**Given information**.
+-------+

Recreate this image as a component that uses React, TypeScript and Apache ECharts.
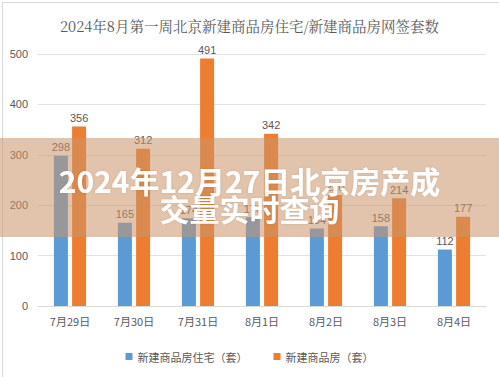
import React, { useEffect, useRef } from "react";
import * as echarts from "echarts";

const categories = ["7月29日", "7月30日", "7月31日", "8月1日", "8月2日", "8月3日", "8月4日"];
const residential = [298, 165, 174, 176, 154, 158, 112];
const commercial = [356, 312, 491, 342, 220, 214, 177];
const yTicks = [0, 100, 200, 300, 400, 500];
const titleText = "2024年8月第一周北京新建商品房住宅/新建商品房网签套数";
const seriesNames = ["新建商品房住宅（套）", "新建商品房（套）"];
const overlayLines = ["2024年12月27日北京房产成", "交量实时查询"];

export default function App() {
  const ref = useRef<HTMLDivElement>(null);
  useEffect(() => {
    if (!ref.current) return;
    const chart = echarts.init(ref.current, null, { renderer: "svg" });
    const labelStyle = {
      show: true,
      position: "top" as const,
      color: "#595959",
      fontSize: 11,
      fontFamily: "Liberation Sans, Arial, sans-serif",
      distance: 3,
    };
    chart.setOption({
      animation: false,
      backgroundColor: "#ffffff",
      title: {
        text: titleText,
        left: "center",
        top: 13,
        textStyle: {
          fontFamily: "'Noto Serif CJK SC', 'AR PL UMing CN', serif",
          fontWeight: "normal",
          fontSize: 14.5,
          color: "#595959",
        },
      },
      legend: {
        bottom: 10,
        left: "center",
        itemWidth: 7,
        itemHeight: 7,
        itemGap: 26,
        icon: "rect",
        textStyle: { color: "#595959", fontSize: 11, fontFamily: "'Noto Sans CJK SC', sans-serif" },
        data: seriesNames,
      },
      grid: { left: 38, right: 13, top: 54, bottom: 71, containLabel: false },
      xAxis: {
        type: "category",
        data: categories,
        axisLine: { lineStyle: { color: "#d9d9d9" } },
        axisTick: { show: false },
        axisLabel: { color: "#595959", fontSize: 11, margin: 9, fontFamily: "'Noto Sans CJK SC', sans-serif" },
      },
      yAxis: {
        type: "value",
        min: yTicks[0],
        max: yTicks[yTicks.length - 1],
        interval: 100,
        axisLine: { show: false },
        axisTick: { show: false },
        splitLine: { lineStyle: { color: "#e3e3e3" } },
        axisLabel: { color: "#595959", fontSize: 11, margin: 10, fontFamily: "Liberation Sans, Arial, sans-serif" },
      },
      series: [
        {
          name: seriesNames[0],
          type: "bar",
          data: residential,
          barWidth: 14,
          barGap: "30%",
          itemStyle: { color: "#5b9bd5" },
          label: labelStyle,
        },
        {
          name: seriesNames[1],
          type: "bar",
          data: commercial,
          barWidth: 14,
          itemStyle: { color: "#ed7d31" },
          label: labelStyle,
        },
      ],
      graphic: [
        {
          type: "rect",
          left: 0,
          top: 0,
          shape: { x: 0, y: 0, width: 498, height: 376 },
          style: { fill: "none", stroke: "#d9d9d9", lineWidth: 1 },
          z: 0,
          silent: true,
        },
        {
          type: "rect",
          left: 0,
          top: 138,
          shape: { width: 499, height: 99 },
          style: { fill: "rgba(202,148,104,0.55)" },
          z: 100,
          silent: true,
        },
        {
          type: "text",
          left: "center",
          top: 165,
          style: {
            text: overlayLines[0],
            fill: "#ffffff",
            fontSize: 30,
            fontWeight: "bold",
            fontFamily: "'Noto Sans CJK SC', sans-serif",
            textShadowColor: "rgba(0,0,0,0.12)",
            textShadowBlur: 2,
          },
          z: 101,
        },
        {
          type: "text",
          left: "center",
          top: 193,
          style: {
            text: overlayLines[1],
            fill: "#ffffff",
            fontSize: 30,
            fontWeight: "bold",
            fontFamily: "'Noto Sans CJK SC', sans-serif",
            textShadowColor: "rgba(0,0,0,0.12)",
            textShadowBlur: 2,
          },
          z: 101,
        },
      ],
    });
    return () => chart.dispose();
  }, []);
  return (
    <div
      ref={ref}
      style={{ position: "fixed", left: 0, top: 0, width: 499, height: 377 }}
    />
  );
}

+-------+

**Exercise prompt**.
Copy each line above where the string "React" occurs.

**Answer to the task**.
Recreate this image as a component that uses React, TypeScript and Apache ECharts.
import React, { useEffect, useRef } from "react";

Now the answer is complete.